Rather than accept these limitations, Deutsche Bank reorganized itself, moving its commercial banking subsidiary out of the holding company for its American operations, which also contained its investment arm. Deutsche Bank then claimed this banking subsidiary was not subject to the new Dodd-Frank regulations. The Federal Reserve didn’t fall for this stunt. The bank eventually was forced to comply with Dodd-Frank requirements.
That was only the beginning of Deutsche Bank’s problems with Dodd-Frank. Last September, in its first enforcement action on new Dodd-Frank provisions, the Commodity Futures Trading Commission fined Deutsche Bank $2.5 million for failing to report properly on its trading of swaps, which are complex financial derivatives.
And like most big banks, Deutsche Bank lobbies heavily in Washington. Last year it spent $600,000 on a stable of lobbyists. In 2010, the year Dodd-Frank was enacted, the bank spent nearly $2.6 million on influence-peddlers in the nation’s capital.
So how might Trump, should he become president, handle the conflict of interest posed by his relationship with Deutsche Bank?
The Trump campaign did not respond to a request for comment, but previously Trump has said (without mentioning Deutsche Bank specifically) that he would avoid any conflicts of interest by installing his children at the top of the Trump business empire.

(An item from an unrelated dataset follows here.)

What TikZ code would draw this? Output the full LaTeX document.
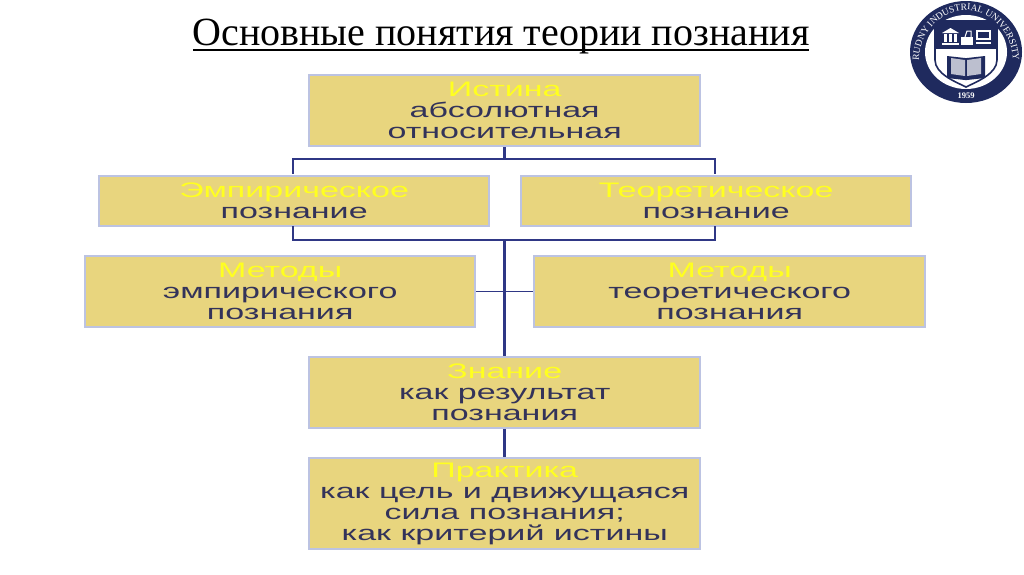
\documentclass[tikz,border=0pt]{standalone}
\usepackage{fontspec}
\setmainfont{Liberation Sans}
\newfontfamily\titlefont{Liberation Serif}
\usetikzlibrary{decorations.text}
\definecolor{boxfill}{HTML}{E8D57E}
\definecolor{boxedge}{HTML}{BCC3E2}
\definecolor{navy}{HTML}{2F3785}
\definecolor{txt}{HTML}{33335A}
\definecolor{head}{HTML}{FFFF20}
\definecolor{logo}{HTML}{1F2A5E}
\newcommand{\wl}[1]{\scalebox{1.62}[1]{#1}}
\newcommand{\hd}[1]{\scalebox{1.62}[1]{\color{head}#1}}
\tikzset{
  box/.style={draw=boxedge,fill=boxfill,line width=2.4pt,anchor=north west,inner sep=0pt,
    align=center,text=txt,font=\fontsize{21}{21}\selectfont},
  trunk/.style={draw=navy,line width=3pt},
  branch/.style={draw=navy,line width=2pt},
  thinline/.style={draw=navy,line width=1.4pt},
}
\begin{document}
\begin{tikzpicture}[x=1pt,y=-1pt]
\useasboundingbox (0,0) rectangle (1024,574);
\fill[white] (0,0) rectangle (1024,574);
\node[inner sep=0pt,anchor=base,font=\titlefont\fontsize{40}{44}\selectfont] (title) at (501,45.5) {Основные понятия теории познания};
\draw[line width=1.8pt] (193,50) -- (809,50);

\node[box,minimum width=391pt,minimum height=71pt] (ist) at (308,74) {\hd{Истина}\\\wl{абсолютная}\\\wl{относительная}};
\node[box,minimum width=390pt,minimum height=50pt] (emp) at (98,175) {\hd{Эмпирическое}\\\wl{познание}};
\node[box,minimum width=390pt,minimum height=50pt] (teo) at (520,175) {\hd{Теоретическое}\\\wl{познание}};
\node[box,minimum width=390pt,minimum height=71pt] (mem) at (84,255) {\hd{Методы}\\\wl{эмпирического}\\\wl{познания}};
\node[box,minimum width=391pt,minimum height=71pt] (mte) at (533,255) {\hd{Методы}\\\wl{теоретического}\\\wl{познания}};
\node[box,minimum width=391pt,minimum height=71pt] (zna) at (308,356) {\hd{Знание}\\\wl{как результат}\\\wl{познания}};
\node[box,minimum width=391pt,minimum height=91pt] (pra) at (308,457) {\hd{Практика}\\\wl{как цель и движущаяся}\\\wl{сила познания;}\\\wl{как критерий истины}};

\coordinate (j1) at (504,159);
\coordinate (j2) at (504,240);
\coordinate (el) at (293,174);
\coordinate (er) at (715,174);
\coordinate (bl) at (293,226);
\coordinate (br) at (715,226);
\draw[trunk] (ist.south -| j1) -- (j1);
\draw[branch] (el) -- (el |- j1) -- (er |- j1) -- (er);
\draw[branch] (bl) -- (bl |- j2) -- (br |- j2) -- (br);
\draw[trunk] (j2) -- (zna.north -| j2);
\draw[thinline] (mem.east) -- (mte.west);
\draw[trunk] (zna.south -| j2) -- (pra.north -| j2);

% logo
\begin{scope}[shift={(966,52)}]
  \fill[logo] (0,0) ellipse [x radius=56, y radius=51];
  \fill[white] (0,0) ellipse [x radius=41, y radius=37];
  % shield
  \fill[logo] (-31,-31) rectangle (31,-3);
  \draw[logo,line width=1.6pt] (-31,-31) -- (31,-31) -- (31,8) .. controls (31,22) and (10,30) .. (0,35) .. controls (-10,30) and (-31,22) .. (-31,8) -- cycle;
  % icons
  \fill[white] (-24,-9) rectangle (-7,-7.5);
  \fill[white] (-24,-19) -- (-15.5,-24) -- (-7,-19) -- cycle;
  \foreach \ix in {-22,-17,-12} {\fill[white] (\ix,-18) rectangle (\ix+2.5,-10);}
  \fill[white] (-5,-15) rectangle (7,-7);
  \draw[white,line width=1pt] (-1,-15) -- (1,-21) -- (5,-21) -- (5,-15);
  \draw[white,line width=1.2pt] (11,-21) rectangle (24,-13);
  \fill[white] (10,-10) rectangle (25,-8);
  % book
  \fill[logo] (-19,4) -- (-1,6) -- (1,6) -- (19,4) -- (19,26) -- (1,28) -- (-1,28) -- (-19,26) -- cycle;
  \fill[white!70!logo] (-15,6) -- (-1,8) -- (-1,24) -- (-15,22) -- cycle;
  \fill[white!70!logo] (15,6) -- (1,8) -- (1,24) -- (15,22) -- cycle;
  \path[postaction={decorate,decoration={text along path,text align=center,
      text={|\titlefont\fontsize{9.5}{10}\selectfont\color{white}|RUDNY INDUSTRIAL UNIVERSITY}}}]
    (-44,26) .. controls (-56,-8) and (-30,-42) .. (0,-42) .. controls (30,-42) and (56,-8) .. (44,26);
  \node[inner sep=0pt,text=white,font=\titlefont\bfseries\fontsize{8.5}{8.5}\selectfont] (yr) at (0,43.5) {1959};
\end{scope}
\end{tikzpicture}
\end{document}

“There would be enormous tax consequences from just giving it all to the children,” Painter says. “But just merely letting his [children] run the business doesn’t solve the problem. You really have got to figure out a way to sell your interest in the business and sell off the risk.” Other wealthy presidents have tended to own assets that could easily be unwound or sold off. But for Trump, disposing of his real estate holdings would be a special challenge. “I think what you need to do is wind down or sell off the real estate portfolio, and that probably takes time,” Painter says. “It’s not like liquid securities that are easy to sell. Or he’d need to start to focus on paying off this debt.”
Selling the parts of the businesses that he has mortgaged might be particularly difficult, because some of the debt may be tied to him personally. In the past that has led to problems, even with Deutsche Bank. In 2005, Trump borrowed $640 million from Deutsche Bank and several other lenders for the construction of a Chicago hotel tower. When he failed to pay back the money on time in 2008, the banks, including Deutsche Bank, demanded he pay up the $40 million he had personally guaranteed. In response, Trump sued Deutsche Bank for $3 billion, saying the project’s financial troubles were the fault of the economic recession, essentially an act of God, and accusing the bank of undermining the project and his reputation.
Trump and Deutsche Bank patched things up, and hundreds of millions of dollars in credit subsequently flowed from the German behemoth to Trump. But with all his debt to Deutsche Bank coming due before the end of what would be Trump’s second term as president, there’s more to this relationship than what’s on the financial ledger. The American public, too, has much at stake when it’s possible that the next president will be deeply in debt to a global financial player that has been caught trying to use its influence to rig the financial system.